Jesse Hall on the MU campus.
Credit cindyt7070 Flickr
Jesse Hall on the MU campus.

University of Missouri Chancellor R. Bowen Loftinannounced Friday that the University will “defer implementation” of its decision last week that would have stopped graduate student health insurance subsidies.

The University will continue to pay health insurance subsidies to eligible graduate students.

When asked what had changed between last Friday and this Friday, Chancellor R. Bowen Loftin said simply “time.”

“Clearly we did not give people appropriate notice about this,” Loftin said. “And it weighed heavily on us over the weekend and the early part of this week.”

Loftin said the reversal of the decision comes after many conversations with people both inside and outside the University including “external experts and leadership, along with consultation with peer institutions, compliance experts and internal constituents.” 

After these conversations, the University decided to take on the risk of the IRS fines, as Loftin said other universities have done. But he was sure to add that eliminating healthcare subsidies is still not off the table.

“We're not saying we won't do this,” Loftin said. “We’re simply saying give us the time to work through this as a group, as a family, and figure out the best possible answer.”

Loftin said the elimination of subsidies is not the ideal situation and added that he hopes the University can find a creative solution that simultaneously meets the IRS standards, is financially possible for the university and provides support for graduate students.

R. Bowen Loftin
Credit Rebecca Smith / KBIA
R. Bowen Loftin

In an attempt to achieve this goal, he has created a task force that will study the issue of graduate student health insurance subsidies and give him recommendations by the end of November.  And a decision on the subject will hopefully be made by January 2016.
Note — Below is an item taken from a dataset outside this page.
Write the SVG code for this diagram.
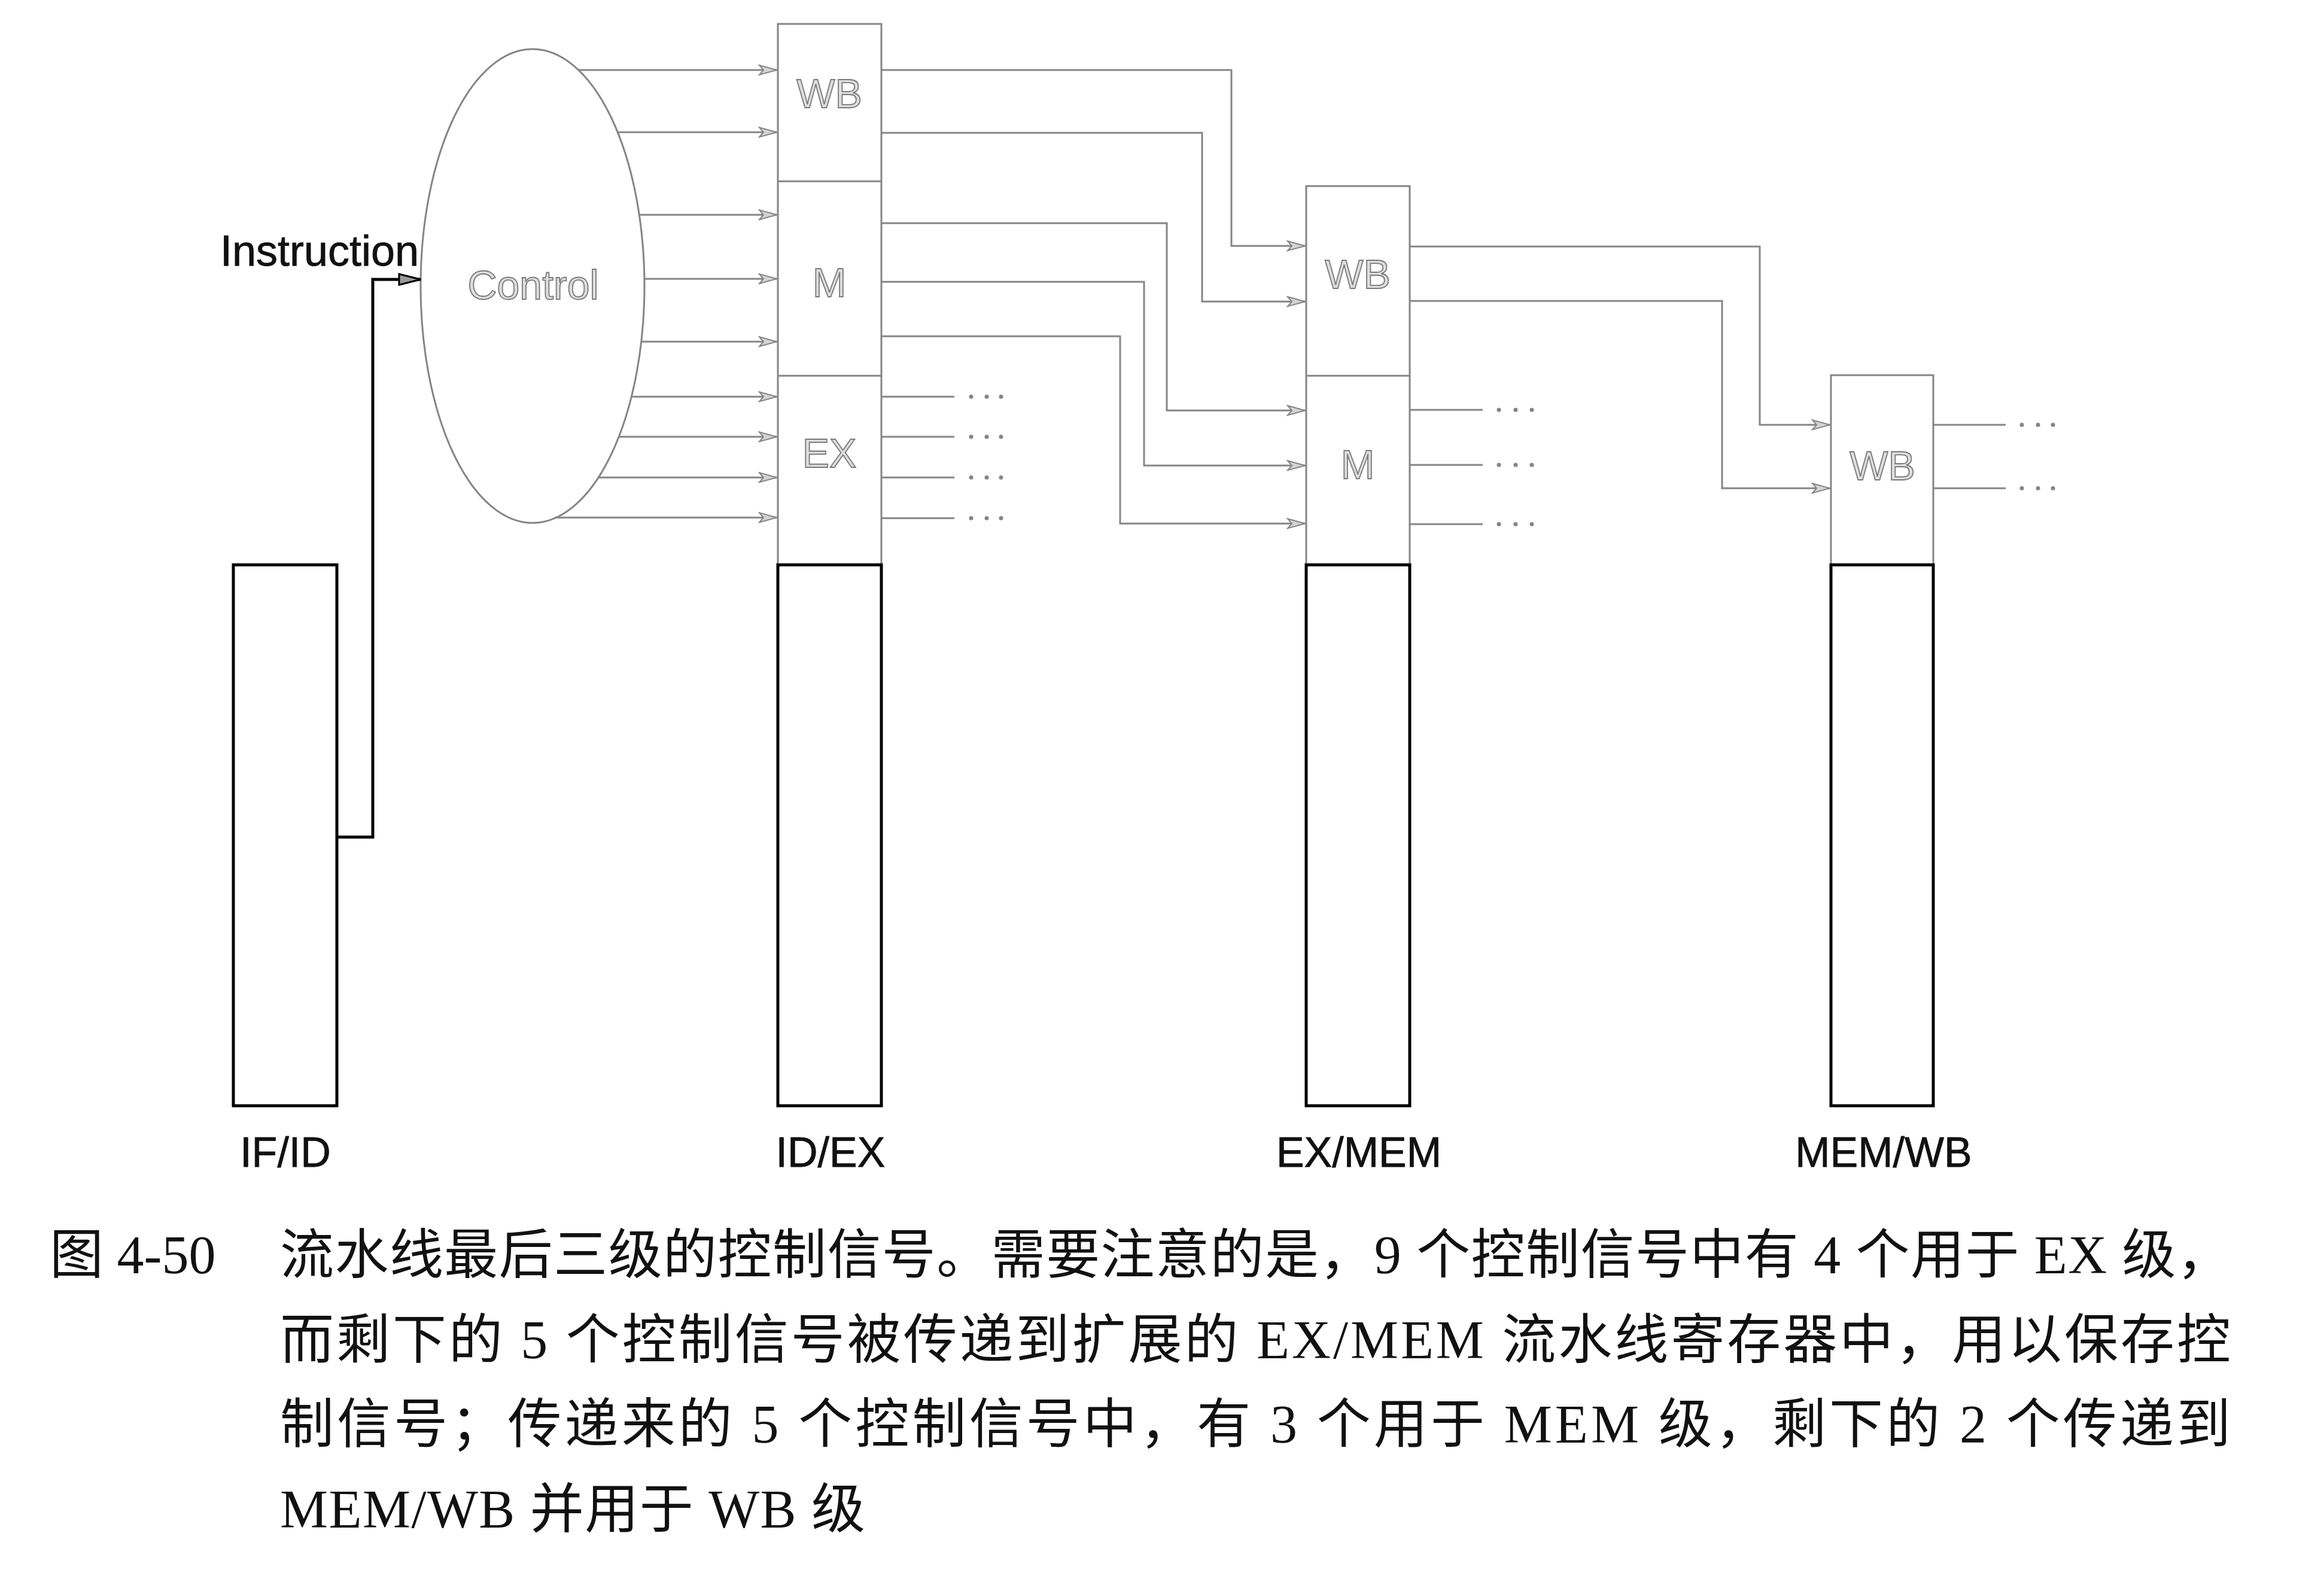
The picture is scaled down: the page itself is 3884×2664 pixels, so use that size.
<svg xmlns="http://www.w3.org/2000/svg" width="3884" height="2664" viewBox="0 0 3884 2664">
  <style>
    .sig { fill: none; stroke: #858585; stroke-width: 3; }
    .sigA { fill: none; stroke: #858585; stroke-width: 3; marker-end: url(#ah); }
    .ctl { fill: #fff; stroke: #858585; stroke-width: 3; }
    .reg { fill: #fff; stroke: #000; stroke-width: 5; }
    .ghost { font-family: "Liberation Sans", Arial, sans-serif; font-size: 68px; fill: #dedede; stroke: #7a7a7a; stroke-width: 1.8; text-anchor: middle; }
    .lbl { font-family: "Liberation Sans", Arial, sans-serif; font-size: 70px; fill: #111; stroke: #111; stroke-width: 0.8; text-anchor: middle; }
    .cap { font-family: "Liberation Serif", "Noto Sans CJK SC", serif; font-size: 90px; fill: #111; }
    .dot { fill: #858585; }
  </style>
  <defs>
    <marker id="ah" markerUnits="userSpaceOnUse" markerWidth="34" markerHeight="20" refX="31" refY="10" orient="auto">
      <path d="M2,2 L31,10 L2,18 L9,10 z" fill="#d4d4d4" stroke="#858585" stroke-width="2"/>
    </marker>
    <marker id="ahk" markerUnits="userSpaceOnUse" markerWidth="40" markerHeight="24" refX="38" refY="12" orient="auto">
      <path d="M2,3 L38,12 L2,21 z" fill="#9a9a9a" stroke="#000" stroke-width="3"/>
    </marker>
  </defs>

  <rect width="3884" height="2664" fill="#fff"/>

  <!-- IF/ID pipeline register -->
  <g id="ifid">
    <rect class="reg" x="390" y="944" width="173" height="904"/>
    <text class="lbl" x="477" y="1950">IF/ID</text>
  </g>

  <!-- Control unit -->
  <g id="control">
    <ellipse class="ctl" cx="890" cy="478" rx="187" ry="396"/>
    <text class="ghost" x="891" y="500">Control</text>
    <text class="lbl" x="534" y="444" style="font-size:72px">Instruction</text>
  </g>

  <!-- ID/EX pipeline register -->
  <g id="idex">
    <rect class="ctl" x="1300" y="40" width="173" height="904"/>
    <line class="sig" x1="1300" y1="303" x2="1473" y2="303"/>
    <line class="sig" x1="1300" y1="628" x2="1473" y2="628"/>
    <rect class="reg" x="1300" y="944" width="173" height="904"/>
    <text class="ghost" x="1386" y="180">WB</text>
    <text class="ghost" x="1386" y="496">M</text>
    <text class="ghost" x="1386" y="781">EX</text>
    <text class="lbl" x="1388" y="1950">ID/EX</text>
  </g>

  <!-- EX/MEM pipeline register -->
  <g id="exmem">
    <rect class="ctl" x="2183" y="311" width="173" height="633"/>
    <line class="sig" x1="2183" y1="628" x2="2356" y2="628"/>
    <rect class="reg" x="2183" y="944" width="173" height="904"/>
    <text class="ghost" x="2269" y="482">WB</text>
    <text class="ghost" x="2269" y="800">M</text>
    <text class="lbl" x="2271" y="1950">EX/MEM</text>
  </g>

  <!-- MEM/WB pipeline register -->
  <g id="memwb">
    <rect class="ctl" x="3060" y="627" width="171" height="317"/>
    <rect class="reg" x="3060" y="944" width="171" height="904"/>
    <text class="ghost" x="3146" y="802">WB</text>
    <text class="lbl" x="3148" y="1950">MEM/WB</text>
  </g>

  <!-- Connectors -->
  <g id="connectors">
    <!-- instruction into control -->
    <path d="M563,1399 H623 V467 H703" fill="none" stroke="#000" stroke-width="5" marker-end="url(#ahk)"/>

    <!-- nine control signals into ID/EX -->
    <line class="sigA" x1="967" y1="117" x2="1298" y2="117"/>
    <line class="sigA" x1="1032" y1="221" x2="1298" y2="221"/>
    <line class="sigA" x1="1068" y1="359" x2="1298" y2="359"/>
    <line class="sigA" x1="1077" y1="466" x2="1298" y2="466"/>
    <line class="sigA" x1="1072" y1="571" x2="1298" y2="571"/>
    <line class="sigA" x1="1055" y1="663" x2="1298" y2="663"/>
    <line class="sigA" x1="1034" y1="730" x2="1298" y2="730"/>
    <line class="sigA" x1="1000" y1="798" x2="1298" y2="798"/>
    <line class="sigA" x1="927" y1="865" x2="1298" y2="865"/>

    <!-- ID/EX WB and M fields forwarded to EX/MEM -->
    <path class="sigA" d="M1473,117 H2058 V411 H2181"/>
    <path class="sigA" d="M1473,222 H2009 V504 H2181"/>
    <path class="sigA" d="M1473,373 H1950 V686 H2181"/>
    <path class="sigA" d="M1473,471 H1912 V778 H2181"/>
    <path class="sigA" d="M1473,562 H1872 V875 H2181"/>

    <!-- EX stage outputs -->
    <line class="sig" x1="1473" y1="663" x2="1595" y2="663"/>
    <line class="sig" x1="1473" y1="730" x2="1595" y2="730"/>
    <line class="sig" x1="1473" y1="798" x2="1595" y2="798"/>
    <line class="sig" x1="1473" y1="866" x2="1595" y2="866"/>
    <g class="dot">
      <circle cx="1623" cy="663" r="3.5"/><circle cx="1649" cy="663" r="3.5"/><circle cx="1673" cy="663" r="3.5"/>
      <circle cx="1623" cy="730" r="3.5"/><circle cx="1649" cy="730" r="3.5"/><circle cx="1673" cy="730" r="3.5"/>
      <circle cx="1623" cy="798" r="3.5"/><circle cx="1649" cy="798" r="3.5"/><circle cx="1673" cy="798" r="3.5"/>
      <circle cx="1623" cy="866" r="3.5"/><circle cx="1649" cy="866" r="3.5"/><circle cx="1673" cy="866" r="3.5"/>
    </g>

    <!-- EX/MEM WB field forwarded to MEM/WB -->
    <path class="sigA" d="M2356,412 H2941 V710 H3058"/>
    <path class="sigA" d="M2356,503 H2878 V816 H3058"/>

    <!-- MEM stage outputs -->
    <line class="sig" x1="2356" y1="685" x2="2478" y2="685"/>
    <line class="sig" x1="2356" y1="777" x2="2478" y2="777"/>
    <line class="sig" x1="2356" y1="876" x2="2478" y2="876"/>
    <g class="dot">
      <circle cx="2505" cy="685" r="3.5"/><circle cx="2533" cy="685" r="3.5"/><circle cx="2560" cy="685" r="3.5"/>
      <circle cx="2505" cy="777" r="3.5"/><circle cx="2533" cy="777" r="3.5"/><circle cx="2560" cy="777" r="3.5"/>
      <circle cx="2505" cy="876" r="3.5"/><circle cx="2533" cy="876" r="3.5"/><circle cx="2560" cy="876" r="3.5"/>
    </g>

    <!-- WB stage outputs -->
    <line class="sig" x1="3231" y1="710" x2="3352" y2="710"/>
    <line class="sig" x1="3231" y1="816" x2="3352" y2="816"/>
    <g class="dot">
      <circle cx="3379" cy="710" r="3.5"/><circle cx="3406" cy="710" r="3.5"/><circle cx="3431" cy="710" r="3.5"/>
      <circle cx="3379" cy="816" r="3.5"/><circle cx="3406" cy="816" r="3.5"/><circle cx="3431" cy="816" r="3.5"/>
    </g>
  </g>

  <!-- Figure caption -->
  <g id="caption">
    <text class="cap" x="83" y="2128">图 4-50</text>
    <text class="cap" x="468" y="2128" textLength="3260" lengthAdjust="spacing">流水线最后三级的控制信号。需要注意的是，9 个控制信号中有 4 个用于 EX 级，</text>
    <text class="cap" x="468" y="2270" textLength="3260" lengthAdjust="spacing">而剩下的 5 个控制信号被传递到扩展的 EX/MEM 流水线寄存器中，用以保存控</text>
    <text class="cap" x="468" y="2411" textLength="3260" lengthAdjust="spacing">制信号；传递来的 5 个控制信号中，有 3 个用于 MEM 级，剩下的 2 个传递到</text>
    <text class="cap" x="468" y="2553" textLength="978" lengthAdjust="spacing">MEM/WB 并用于 WB 级</text>
  </g>
</svg>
“So if we were, for example, to come back to the original choice to end the insurance payments we have made in the past, we would give eight months notice, not one day notice in that process,” Loftin said.

Loftin acknowledged that the notice given to students before the announcement last week was “insufficient,” but he now hopes the University will have the time to properly examine the issue and engage campus in the decision – even at the risk of high IRS fines.

“The risk we're taking now is in part because I want us to go back and really think about how we engage with our students and others - faculty and staff here about these kinds of decisions,” Loftin said.

When asked how the University will handle the fines if the IRS were to enforce them he joked “perhaps a garage sale.”

“Seriously if the IRS were to impose the full penalty for an entire year, which I suppose they could,” Loftin said. “The cost would probably bring the university down. It would be over a $100 million of liability.”

But he added, at this point, there have been no examples of either investigations or fines levied by the IRS when it comes to this interpretation.

Loftin also fielded a question about graduate students who have already purchased other insurance. He said those who purchased Aetna will be refunded and those who purchased plans from other insurers will be worked with “on a case-by-case basis.”


Kristofferson Culmer is the President of the National Association of Graduate-Professional Students and a computer science Ph.D. candidate at MU. He said the Association was still working on their official statement Friday, but it is pleased to see the University will be providing health insurance for the next year.

“But,” Culmer added. “There needs to be a long term fix in plan.”

Culmer said the Association will continue to work toward engaging the IRS about changing its interpretations of the Affordable Care Act and the Department of Health and Human Services about changing its definition of student health insurance plans as individual health insurance.

“We're going to continue to advocate nationally on that because everything is still up in the air and this could potentially affect thousands of grad students across the country negatively,” Culmer said.

Culmer said he was uncertain if the walkout next Wednesday would continue as planned, but he believes graduate students are still concerned about a long-term solution to their insurance issues and their other demands issued earlier this week, which were not addressed directly in the Chancellor’s announcement.

Hallie Thompson is a plant science Ph.D. candidate and the President of the Graduate Professional Council, the official student government for graduate students at MU.

She said the Council will have an official response soon, but shared her personal response in this written statement:

“It is a victory that graduate students have been restored to the status quo. However, this movement has been a chance to bring other issues to light and to, more importantly, bring students together.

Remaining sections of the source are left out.